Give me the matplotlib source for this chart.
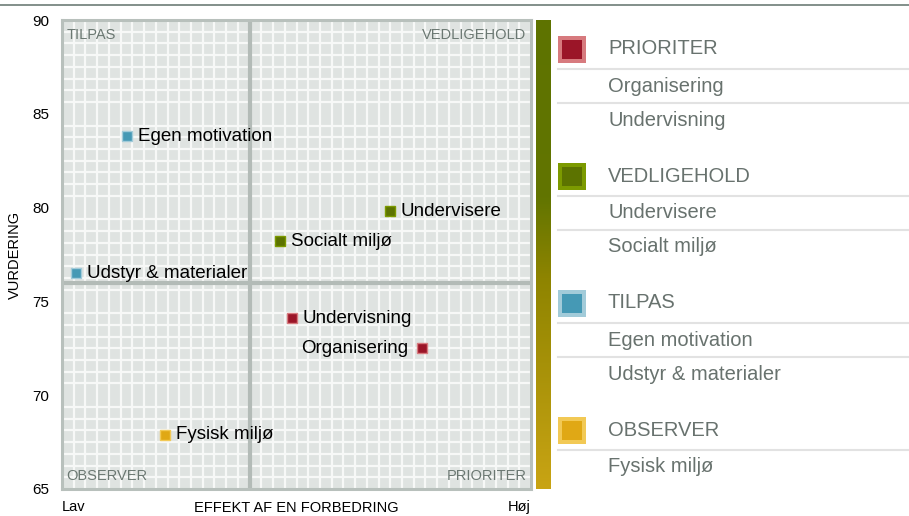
import numpy as np
import matplotlib
matplotlib.use("Agg")
import matplotlib.pyplot as plt
from matplotlib.colors import LinearSegmentedColormap
from matplotlib.patches import Rectangle
from matplotlib.ticker import MultipleLocator

plt.rcParams["font.family"] = ["Liberation Sans", "DejaVu Sans"]

# Data (x: effekt 0-100, y: vurdering)
labels = ["Egen motivation", "Udstyr & materialer", "Undervisere", "Socialt miljø",
          "Undervisning", "Organisering", "Fysisk miljø"]
effekt = [13.9, 3.0, 69.9, 46.5, 49.0, 76.8, 22.0]
vurdering = [83.8, 76.5, 79.8, 78.2, 74.1, 72.5, 67.9]
gruppe = ["TILPAS", "TILPAS", "VEDLIGEHOLD", "VEDLIGEHOLD",
          "PRIORITER", "PRIORITER", "OBSERVER"]

grupper = ["PRIORITER", "VEDLIGEHOLD", "TILPAS", "OBSERVER"]
grp_items = {
    "PRIORITER": ["Organisering", "Undervisning"],
    "VEDLIGEHOLD": ["Undervisere", "Socialt miljø"],
    "TILPAS": ["Egen motivation", "Udstyr & materialer"],
    "OBSERVER": ["Fysisk miljø"],
}
farve = {"PRIORITER": "#9b1528", "VEDLIGEHOLD": "#5c7300",
         "TILPAS": "#4599b5", "OBSERVER": "#e0a815"}
kant = {"PRIORITER": "#d77a7e", "VEDLIGEHOLD": "#7c9a00",
        "TILPAS": "#a2cbd9", "OBSERVER": "#f2c955"}

x_mid, y_mid = 40, 76
yticks = [65, 70, 75, 80, 85, 90]

W, H = 909, 516
fig = plt.figure(figsize=(W / 100, H / 100), dpi=100)

# top rule
fig.add_artist(plt.Line2D([0, 1], [1 - 5 / H, 1 - 5 / H], color="#6d7d77", lw=1.2))

ax = fig.add_axes([62 / W, 27 / H, 469 / W, 469 / H])
ax.set_facecolor("#dfe3e1")
ax.set_xlim(0, 100)
ax.set_ylim(65, 90)
ax.set_xticks([])
ax.set_yticks(yticks)
ax.xaxis.set_minor_locator(MultipleLocator(2.5))
ax.yaxis.set_minor_locator(MultipleLocator(0.625))
ax.grid(which="minor", color="#f7f8f7", lw=1.6)
ax.set_axisbelow(True)
ax.tick_params(which="both", length=0)
ax.tick_params(axis="y", labelsize=11, pad=9)
for s in ax.spines.values():
    s.set_color("#b8c0bc")
    s.set_linewidth(2.2)

ax.axvline(x_mid, color="#b3bbb7", lw=3, zorder=2)
ax.axhline(y_mid, color="#b3bbb7", lw=3, zorder=2)

qc = "#6b7872"
ax.text(1, 89.6, "TILPAS", color=qc, fontsize=10.5, va="top", ha="left")
ax.text(99, 89.6, "VEDLIGEHOLD", color=qc, fontsize=10.5, va="top", ha="right")
ax.text(1, 65.3, "OBSERVER", color=qc, fontsize=10.5, va="bottom", ha="left")
ax.text(99, 65.3, "PRIORITER", color=qc, fontsize=10.5, va="bottom", ha="right")

for lab, x, y, g in zip(labels, effekt, vurdering, gruppe):
    ax.plot(x, y, marker="s", ms=7.5, mfc=farve[g], mec=kant[g], mew=1, zorder=4)
    if lab == "Organisering":
        ax.annotate(lab, (x, y), xytext=(-10, 0), textcoords="offset points",
                    ha="right", va="center", fontsize=13.5, zorder=5)
    else:
        ax.annotate(lab, (x, y), xytext=(8, 0), textcoords="offset points",
                    ha="left", va="center", fontsize=13.5, zorder=5)

ax.set_ylabel("VURDERING", fontsize=10.5)
ax.yaxis.set_label_coords(-40 / 469, 0.5)
fig.text(296 / W, 1 - 508 / H, "EFFEKT AF EN FORBEDRING", ha="center", va="center", fontsize=10.5)
fig.text(62 / W, 1 - 507 / H, "Lav", ha="left", va="center", fontsize=10.5)
fig.text(531 / W, 1 - 507 / H, "Høj", ha="right", va="center", fontsize=10.5)

# colour bar
cax = fig.add_axes([536 / W, 27 / H, 15 / W, 469 / H])
cmap = LinearSegmentedColormap.from_list(
    "vg", [(0, "#c9a414"), (0.45, "#8e8400"), (0.62, "#627500"), (1, "#5e7300")])
cax.imshow(np.linspace(0, 1, 256).reshape(-1, 1), cmap=cmap, aspect="auto", origin="lower")
cax.axis("off")

# legend
lax = fig.add_axes([555 / W, 0, 354 / W, 1])
lax.set_xlim(555, 909)
lax.set_ylim(516, 0)
lax.axis("off")
tc = "#68726e"
y = 49
for g in grupper:
    lax.add_patch(Rectangle((558, y - 13.5), 28, 27, facecolor=kant[g], edgecolor="none"))
    lax.add_patch(Rectangle((562, y - 9.5), 20, 19, facecolor=farve[g], edgecolor="none"))
    lax.text(608, y, g, color=tc, fontsize=14.5, va="center", ha="left")
    lax.plot([558, 909], [y + 20, y + 20], color="#e2e2e2", lw=1.5)
    yy = y + 37
    items = grp_items[g]
    for i, it in enumerate(items):
        lax.text(608, yy, it, color=tc, fontsize=14.5, va="center", ha="left")
        if i < len(items) - 1:
            lax.plot([558, 909], [yy + 17, yy + 17], color="#e2e2e2", lw=1.5)
        yy += 34
    y += 127

fig.savefig("out.png", dpi=100)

▸ Your objective: Set every line down exactly as written, leaving each picture out.

▸ Final result:
Give me the matplotlib source for this chart.
import numpy as np
import matplotlib
matplotlib.use("Agg")
import matplotlib.pyplot as plt
from matplotlib.colors import LinearSegmentedColormap
from matplotlib.patches import Rectangle
from matplotlib.ticker import MultipleLocator

plt.rcParams["font.family"] = ["Liberation Sans", "DejaVu Sans"]

# Data (x: effekt 0-100, y: vurdering)
labels = ["Egen motivation", "Udstyr & materialer", "Undervisere", "Socialt miljø",
          "Undervisning", "Organisering", "Fysisk miljø"]
effekt = [13.9, 3.0, 69.9, 46.5, 49.0, 76.8, 22.0]
vurdering = [83.8, 76.5, 79.8, 78.2, 74.1, 72.5, 67.9]
gruppe = ["TILPAS", "TILPAS", "VEDLIGEHOLD", "VEDLIGEHOLD",
          "PRIORITER", "PRIORITER", "OBSERVER"]

grupper = ["PRIORITER", "VEDLIGEHOLD", "TILPAS", "OBSERVER"]
grp_items = {
    "PRIORITER": ["Organisering", "Undervisning"],
    "VEDLIGEHOLD": ["Undervisere", "Socialt miljø"],
    "TILPAS": ["Egen motivation", "Udstyr & materialer"],
    "OBSERVER": ["Fysisk miljø"],
}
farve = {"PRIORITER": "#9b1528", "VEDLIGEHOLD": "#5c7300",
         "TILPAS": "#4599b5", "OBSERVER": "#e0a815"}
kant = {"PRIORITER": "#d77a7e", "VEDLIGEHOLD": "#7c9a00",
        "TILPAS": "#a2cbd9", "OBSERVER": "#f2c955"}

x_mid, y_mid = 40, 76
yticks = [65, 70, 75, 80, 85, 90]

W, H = 909, 516
fig = plt.figure(figsize=(W / 100, H / 100), dpi=100)

# top rule
fig.add_artist(plt.Line2D([0, 1], [1 - 5 / H, 1 - 5 / H], color="#6d7d77", lw=1.2))

ax = fig.add_axes([62 / W, 27 / H, 469 / W, 469 / H])
ax.set_facecolor("#dfe3e1")
ax.set_xlim(0, 100)
ax.set_ylim(65, 90)
ax.set_xticks([])
ax.set_yticks(yticks)
ax.xaxis.set_minor_locator(MultipleLocator(2.5))
ax.yaxis.set_minor_locator(MultipleLocator(0.625))
ax.grid(which="minor", color="#f7f8f7", lw=1.6)
ax.set_axisbelow(True)
ax.tick_params(which="both", length=0)
ax.tick_params(axis="y", labelsize=11, pad=9)
for s in ax.spines.values():
    s.set_color("#b8c0bc")
    s.set_linewidth(2.2)

ax.axvline(x_mid, color="#b3bbb7", lw=3, zorder=2)
ax.axhline(y_mid, color="#b3bbb7", lw=3, zorder=2)

qc = "#6b7872"
ax.text(1, 89.6, "TILPAS", color=qc, fontsize=10.5, va="top", ha="left")
ax.text(99, 89.6, "VEDLIGEHOLD", color=qc, fontsize=10.5, va="top", ha="right")
ax.text(1, 65.3, "OBSERVER", color=qc, fontsize=10.5, va="bottom", ha="left")
ax.text(99, 65.3, "PRIORITER", color=qc, fontsize=10.5, va="bottom", ha="right")

for lab, x, y, g in zip(labels, effekt, vurdering, gruppe):
    ax.plot(x, y, marker="s", ms=7.5, mfc=farve[g], mec=kant[g], mew=1, zorder=4)
    if lab == "Organisering":
        ax.annotate(lab, (x, y), xytext=(-10, 0), textcoords="offset points",
                    ha="right", va="center", fontsize=13.5, zorder=5)
    else:
        ax.annotate(lab, (x, y), xytext=(8, 0), textcoords="offset points",
                    ha="left", va="center", fontsize=13.5, zorder=5)

ax.set_ylabel("VURDERING", fontsize=10.5)
ax.yaxis.set_label_coords(-40 / 469, 0.5)
fig.text(296 / W, 1 - 508 / H, "EFFEKT AF EN FORBEDRING", ha="center", va="center", fontsize=10.5)
fig.text(62 / W, 1 - 507 / H, "Lav", ha="left", va="center", fontsize=10.5)
fig.text(531 / W, 1 - 507 / H, "Høj", ha="right", va="center", fontsize=10.5)

# colour bar
cax = fig.add_axes([536 / W, 27 / H, 15 / W, 469 / H])
cmap = LinearSegmentedColormap.from_list(
    "vg", [(0, "#c9a414"), (0.45, "#8e8400"), (0.62, "#627500"), (1, "#5e7300")])
cax.imshow(np.linspace(0, 1, 256).reshape(-1, 1), cmap=cmap, aspect="auto", origin="lower")
cax.axis("off")

# legend
lax = fig.add_axes([555 / W, 0, 354 / W, 1])
lax.set_xlim(555, 909)
lax.set_ylim(516, 0)
lax.axis("off")
tc = "#68726e"
y = 49
for g in grupper:
    lax.add_patch(Rectangle((558, y - 13.5), 28, 27, facecolor=kant[g], edgecolor="none"))
    lax.add_patch(Rectangle((562, y - 9.5), 20, 19, facecolor=farve[g], edgecolor="none"))
    lax.text(608, y, g, color=tc, fontsize=14.5, va="center", ha="left")
    lax.plot([558, 909], [y + 20, y + 20], color="#e2e2e2", lw=1.5)
    yy = y + 37
    items = grp_items[g]
    for i, it in enumerate(items):
        lax.text(608, yy, it, color=tc, fontsize=14.5, va="center", ha="left")
        if i < len(items) - 1:
            lax.plot([558, 909], [yy + 17, yy + 17], color="#e2e2e2", lw=1.5)
        yy += 34
    y += 127

fig.savefig("out.png", dpi=100)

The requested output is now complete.